Na avaliação da botânica Andréia Onofre de Araújo, a Prefeitura precisaria monitorar a planta. “É um problema fácil de resolver: é só arrancar o mata-pau”, destacou.

A jornaleira Marilei Aparecida Tamani, 55 anos, instalou sua banca há quase 20 anos sob a sombra do jatobá, tombado desde 2006 pelo Compahc-SBC (Conselho do Patrimônio Histórico e Cultural de São Bernardo). “Há quatro anos a Prefeitura veio aqui e cercou a árvore porque muita gente arrancava folhas e pedaços de madeira para fazer chá. Mas agora eles só voltam pra cortar a grama. São os moradores que cuidam dela”, afirmou.

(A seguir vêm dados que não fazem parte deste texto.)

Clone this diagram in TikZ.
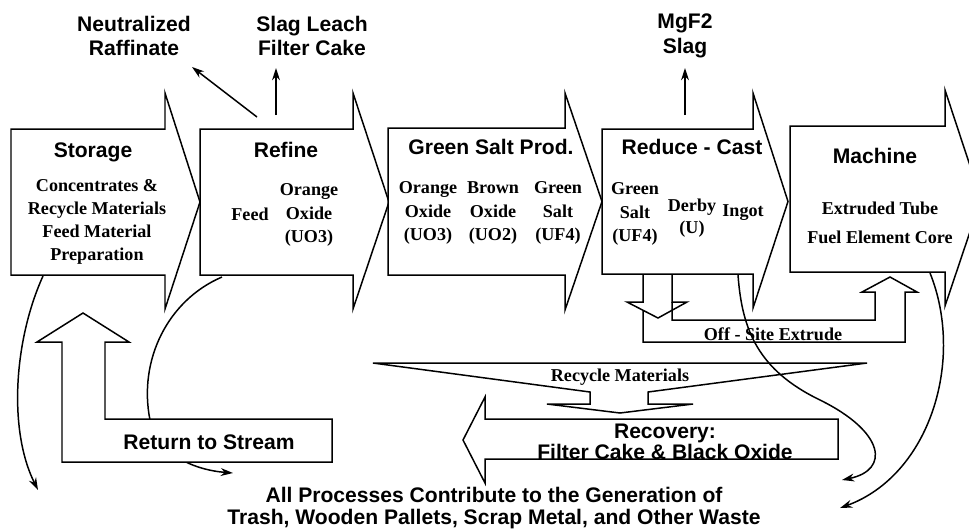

A comunidade desenvolveu uma relação de carinho com o exemplar. Dona Marilei conta que, na época em que a árvore dá frutos, ela enche sacolas e distribui para a população. “Vem gente de tudo quanto é canto pra pegar”, garantiu.

A Prefeitura de São Bernardo afirmou que o jatobá apresenta boas condições e o ataque observado não está comprometendo o estado fitossanitário da planta. Mesmo assim, prometeu realizar nesta semana a remoção dos organismos.

Tombamento de espécies é previsto em lei
O tombamento de árvores consiste em um instrumento legal de preservação de espécies vegetais, fundamentado pelo artigo 7 da Lei Federal 4.771/65 do Código Florestal. Segundo essa lei, “qualquer árvore poderá ser declarada imune de corte, mediante ato do Poder Público, por motivo de sua localização, raridade, beleza ou condição de porta-sementes”.

Conforme a Prefeitura de São Bernardo, as árvores tombadas passam pelo mesmo processo que os demais patrimônios materiais da cidade. São bens preservados pelo seu significado em um momento histórico, pela identificação das pessoas em relação a eles e pela referência na memória do povo.

Em todo o país existem árvores tombadas pelo patrimônio. Curitiba tem oito árvores tombadas pelo Patrimônio Histórico do Paraná: um anjico-branco, uma ceboleira, uma paineira e cinco tipuanas, espalhadas por ruas, parques e áreas particulares.

Na Ilha de Paquetá, no Rio de Janeiro, há amendoeiras, jaqueiras, mangueiras algodoeiras e tamarineiras tombadas, além de um enorme baobá conhecido pela população como Maria Gorda.